My photographic work isn’t about creating physical sculptures but finding them and enhancing them through photography. It’s about finding the right vantage point, through which an image can be made that abstracts the subject matter away from the recognisable. It’s about destabilising the vantage points that are commonly offered – in the case of landscape photography: vistas, horizons, people, trees, and other markers from which we can deduce scale and more accurately place and assess the image. Instead, I tend to move closer, to fill the entire frame with the ground to destabilise notions of scale and recognition.
I want to argue that the intervention that is photography, the purposeful act of making an image has the possibilities to bestow sculptural qualities onto subjects that we normally wouldn’t recognize as such.

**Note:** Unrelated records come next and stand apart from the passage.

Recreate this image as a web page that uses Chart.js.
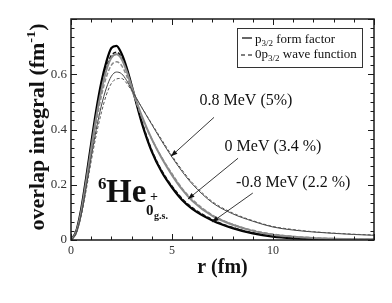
<!DOCTYPE html>
<html>
<head>
<meta charset="utf-8">
<script src="https://cdn.jsdelivr.net/npm/chart.js@4/dist/chart.umd.min.js"></script>
<style>
  html, body { margin: 0; background: #fff; }
  canvas { display: block; }
</style>
</head>
<body>
<canvas id="overlapChart" width="392" height="303"></canvas>
<script>
// radius grid (fm)
const rValues = [0, 0.25, 0.5, 0.75, 1, 1.25, 1.5, 1.75, 2, 2.25, 2.5, 2.75, 3, 3.5, 4, 4.5, 5, 5.5, 6, 7, 8, 9, 10, 11, 12, 13, 14, 15];

// -0.8 MeV (2.2 %)
const formM08 = [0, 0.03, 0.11, 0.225, 0.35, 0.47, 0.57, 0.645, 0.695, 0.703, 0.675, 0.625, 0.56, 0.425, 0.32, 0.245, 0.19, 0.145, 0.113, 0.071, 0.043, 0.024, 0.012, 0.006, 0.003, 0.0015, 0.0008, 0.0004];
const waveM08 = [0, 0.028, 0.105, 0.215, 0.335, 0.45, 0.55, 0.625, 0.668, 0.68, 0.662, 0.615, 0.555, 0.43, 0.325, 0.25, 0.195, 0.15, 0.117, 0.074, 0.045, 0.026, 0.014, 0.007, 0.0035, 0.002, 0.001, 0.0005];
// 0 MeV (3.4 %)
const form0 = [0, 0.027, 0.1, 0.21, 0.33, 0.445, 0.54, 0.615, 0.66, 0.672, 0.655, 0.612, 0.556, 0.45, 0.365, 0.295, 0.235, 0.183, 0.142, 0.087, 0.055, 0.033, 0.019, 0.012, 0.007, 0.0045, 0.003, 0.002];
const wave0 = [0, 0.025, 0.095, 0.2, 0.315, 0.425, 0.52, 0.59, 0.633, 0.645, 0.632, 0.595, 0.545, 0.445, 0.365, 0.298, 0.24, 0.187, 0.147, 0.09, 0.057, 0.035, 0.021, 0.013, 0.008, 0.005, 0.0035, 0.0025];
// 0.8 MeV (5%)
const formP08 = [0, 0.024, 0.09, 0.19, 0.3, 0.4, 0.485, 0.55, 0.593, 0.608, 0.602, 0.578, 0.545, 0.48, 0.418, 0.357, 0.3, 0.248, 0.203, 0.135, 0.095, 0.068, 0.047, 0.036, 0.029, 0.024, 0.02, 0.017];
const waveP08 = [0, 0.022, 0.085, 0.18, 0.285, 0.38, 0.46, 0.525, 0.567, 0.583, 0.585, 0.568, 0.54, 0.48, 0.421, 0.362, 0.305, 0.253, 0.208, 0.139, 0.098, 0.07, 0.049, 0.038, 0.03, 0.025, 0.021, 0.018];

// x ticks and y ticks
const xLabelTicks = [0, 5, 10];
const yLabelTicks = [0, 0.2, 0.4, 0.6];

// labels with arrows: text position and arrow (from -> to), in data units
const energyLabels = [
  { text: "0.8 MeV (5%)", r: 8.66, v: 0.505, from: [7.08, 0.444], to: [4.95, 0.303] },
  { text: "0 MeV (3.4 %)", r: 10.0, v: 0.339, from: [8.27, 0.296], to: [5.79, 0.148] },
  { text: "-0.8 MeV (2.2 %)", r: 11.0, v: 0.206, from: [9.0, 0.17], to: [6.98, 0.065] }
];

const SERIF = "'Liberation Serif', 'DejaVu Serif', serif";

function toPoints(arr) {
  return rValues.map((r, i) => ({ x: r, y: arr[i] }));
}

function line(data, color, width, dash) {
  return {
    data: toPoints(data),
    borderColor: color,
    borderWidth: width,
    borderDash: dash || [],
    pointRadius: 0,
    fill: false,
    cubicInterpolationMode: "monotone"
  };
}

// draw runs of text with sub/superscripts
function drawRuns(ctx, runs, x, y) {
  let cx = x;
  runs.forEach((run) => {
    ctx.font = run.font;
    ctx.fillText(run.t, cx, y + (run.dy || 0));
    cx += ctx.measureText(run.t).width;
  });
  return cx;
}
function runsWidth(ctx, runs) {
  let w = 0;
  runs.forEach((run) => { ctx.font = run.font; w += ctx.measureText(run.t).width; });
  return w;
}

const decorPlugin = {
  id: "decor",
  afterDraw(chart) {
    const ctx = chart.ctx;
    const a = chart.chartArea;
    const xs = chart.scales.x;
    const ys = chart.scales.y;
    ctx.save();

    // frame
    ctx.strokeStyle = "#1a1a1a";
    ctx.lineWidth = 1.5;
    ctx.strokeRect(a.left, a.top, a.right - a.left, a.bottom - a.top);

    // inward ticks on all four sides
    ctx.lineWidth = 1;
    ctx.beginPath();
    for (let i = 0; i <= 15; i++) {
      const px = Math.round(xs.getPixelForValue(i)) + 0.5;
      const len = i % 5 === 0 ? 6 : 3.5;
      ctx.moveTo(px, a.bottom); ctx.lineTo(px, a.bottom - len);
      ctx.moveTo(px, a.top); ctx.lineTo(px, a.top + len);
    }
    for (let k = 0; k <= 24; k++) {
      const py = Math.round(ys.getPixelForValue(k / 30)) + 0.5;
      const len = k % 6 === 0 ? 6 : 3.5;
      ctx.moveTo(a.left, py); ctx.lineTo(a.left + len, py);
      ctx.moveTo(a.right, py); ctx.lineTo(a.right - len, py);
    }
    ctx.stroke();

    // legend
    ctx.fillStyle = "#111";
    ctx.strokeStyle = "#333";
    ctx.lineWidth = 1;
    ctx.strokeRect(237.5, 28.5, 125, 39);
    ctx.strokeStyle = "#000";
    ctx.lineWidth = 1.2;
    ctx.beginPath(); ctx.moveTo(242, 38); ctx.lineTo(252, 38); ctx.stroke();
    ctx.setLineDash([4, 3]);
    ctx.beginPath(); ctx.moveTo(241, 55); ctx.lineTo(253, 55); ctx.stroke();
    ctx.setLineDash([]);
    ctx.textBaseline = "alphabetic";
    ctx.textAlign = "left";
    const f13 = "13px " + SERIF, f9 = "9px " + SERIF;
    drawRuns(ctx, [{ t: "p", font: f13 }, { t: "3/2", font: f9, dy: 3 }, { t: " form factor", font: f13 }], 255, 43);
    drawRuns(ctx, [{ t: "0p", font: f13 }, { t: "3/2", font: f9, dy: 3 }, { t: " wave function", font: f13 }], 255, 58);

    // energy labels with arrows
    ctx.font = "16px " + SERIF;
    ctx.textAlign = "center";
    ctx.textBaseline = "middle";
    energyLabels.forEach((lab) => {
      ctx.fillText(lab.text, xs.getPixelForValue(lab.r), ys.getPixelForValue(lab.v));
      const x1 = xs.getPixelForValue(lab.from[0]), y1 = ys.getPixelForValue(lab.from[1]);
      const x2 = xs.getPixelForValue(lab.to[0]), y2 = ys.getPixelForValue(lab.to[1]);
      ctx.strokeStyle = "#222";
      ctx.lineWidth = 0.9;
      ctx.beginPath(); ctx.moveTo(x1, y1); ctx.lineTo(x2, y2); ctx.stroke();
      const ang = Math.atan2(y2 - y1, x2 - x1);
      ctx.fillStyle = "#111";
      ctx.beginPath();
      ctx.moveTo(x2, y2);
      ctx.lineTo(x2 - 7 * Math.cos(ang - 0.35), y2 - 7 * Math.sin(ang - 0.35));
      ctx.lineTo(x2 - 7 * Math.cos(ang + 0.35), y2 - 7 * Math.sin(ang + 0.35));
      ctx.closePath();
      ctx.fill();
    });

    // nucleus label
    ctx.textAlign = "left";
    ctx.textBaseline = "alphabetic";
    ctx.fillStyle = "#111";
    ctx.font = "bold 17px " + SERIF;
    ctx.fillText("6", 98, 189);
    ctx.font = "bold 33px " + SERIF;
    ctx.fillText("He", 106, 202);
    ctx.font = "bold 14px " + SERIF;
    ctx.fillText("+", 150, 201);
    ctx.font = "bold 15px " + SERIF;
    ctx.fillText("0", 146, 215);
    ctx.font = "bold 10px " + SERIF;
    ctx.fillText("g.s.", 154, 219);

    // x axis title
    ctx.font = "bold 20px " + SERIF;
    ctx.textAlign = "center";
    ctx.textBaseline = "middle";
    ctx.fillText("r (fm)", (a.left + a.right) / 2, 268);

    // y axis title (rotated, with superscript)
    const yRuns = [
      { t: "overlap integral (fm", font: "bold 20px " + SERIF },
      { t: "-1", font: "bold 13px " + SERIF, dy: -7 },
      { t: ")", font: "bold 20px " + SERIF }
    ];
    ctx.save();
    ctx.translate(39, 127);
    ctx.rotate(-Math.PI / 2);
    const w = runsWidth(ctx, yRuns);
    const k = 207 / w;
    ctx.scale(k, 1);
    ctx.textAlign = "left";
    drawRuns(ctx, yRuns, -w / 2, 0);
    ctx.restore();

    ctx.restore();
  }
};

new Chart(document.getElementById("overlapChart"), {
  type: "line",
  data: {
    datasets: [
      line(waveP08, "#555", 1, [3, 2]),
      line(formP08, "#444", 1),
      line(wave0, "#8a8a8a", 1.5, [4, 2]),
      line(form0, "#8a8a8a", 2),
      line(waveM08, "#111", 1.5, [4, 2]),
      line(formM08, "#000", 2.2)
    ]
  },
  options: {
    responsive: false,
    animation: false,
    layout: { padding: { top: 19, right: 18, left: 0, bottom: 0 } },
    plugins: { legend: { display: false }, tooltip: { enabled: false } },
    scales: {
      x: {
        type: "linear",
        min: 0,
        max: 15,
        afterBuildTicks: (s) => { s.ticks = xLabelTicks.map((v) => ({ value: v })); },
        ticks: {
          font: { family: SERIF, size: 12 },
          color: "#333",
          padding: 4,
          maxRotation: 0,
          callback: (v) => String(v)
        },
        grid: { display: false, drawTicks: false },
        border: { display: false },
        afterFit: (s) => { s.height = 63; }
      },
      y: {
        min: 0,
        max: 0.8,
        afterBuildTicks: (s) => { s.ticks = yLabelTicks.map((v) => ({ value: v })); },
        ticks: {
          font: { family: SERIF, size: 13 },
          color: "#333",
          padding: 4,
          callback: (v) => (v === 0 ? "0" : v.toFixed(1))
        },
        grid: { display: false, drawTicks: false },
        border: { display: false },
        afterFit: (s) => { s.width = 71; }
      }
    }
  },
  plugins: [decorPlugin]
});
</script>
</body>
</html>
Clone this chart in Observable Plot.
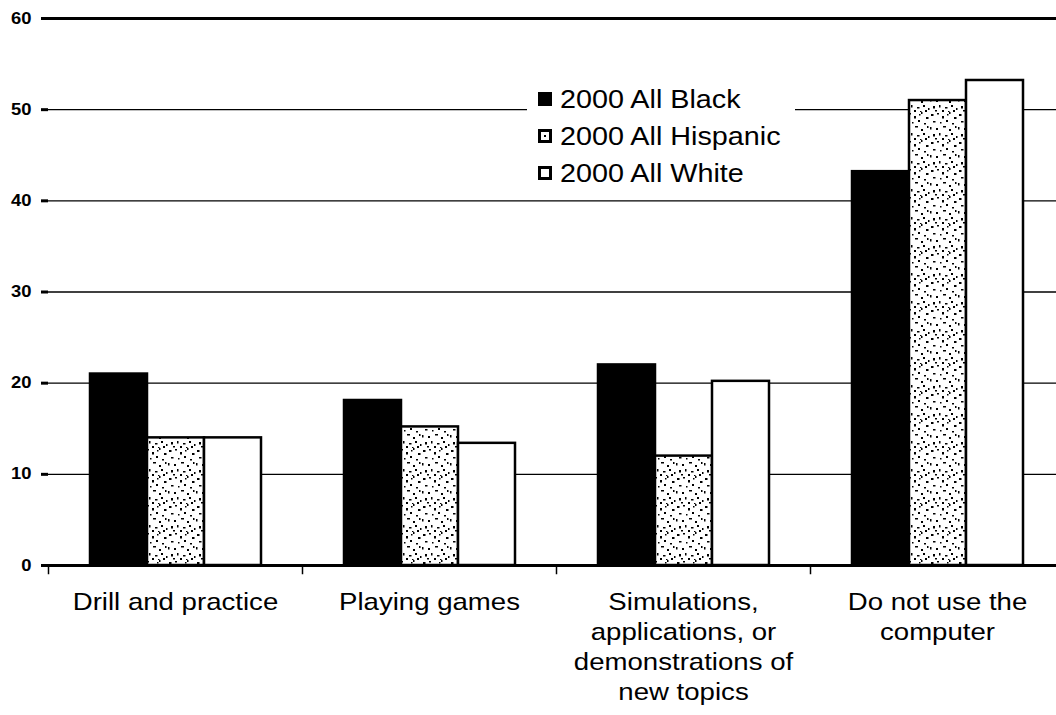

Here, it’s the photographer and the camera, working in tandem, who are the sculptors. Through photography, with its limited frame and fixed perspective it’s possible to concentrate form, to separate it from its original context. The world around us lacks boundaries or instructions from where or how to view it, herein lies photography’s sculptural potential.
Photographs are their own place. They draw on the world, on place, to create new places. Places that are also, to an extent, out of the control of the photographer. We point our cameras and hope that it makes an image for us that can transcend the visual through the visual, to give us something beyond that which we photographed.
References
Adams, Robert. Beauty in Photography. New York: Aperture, 2009.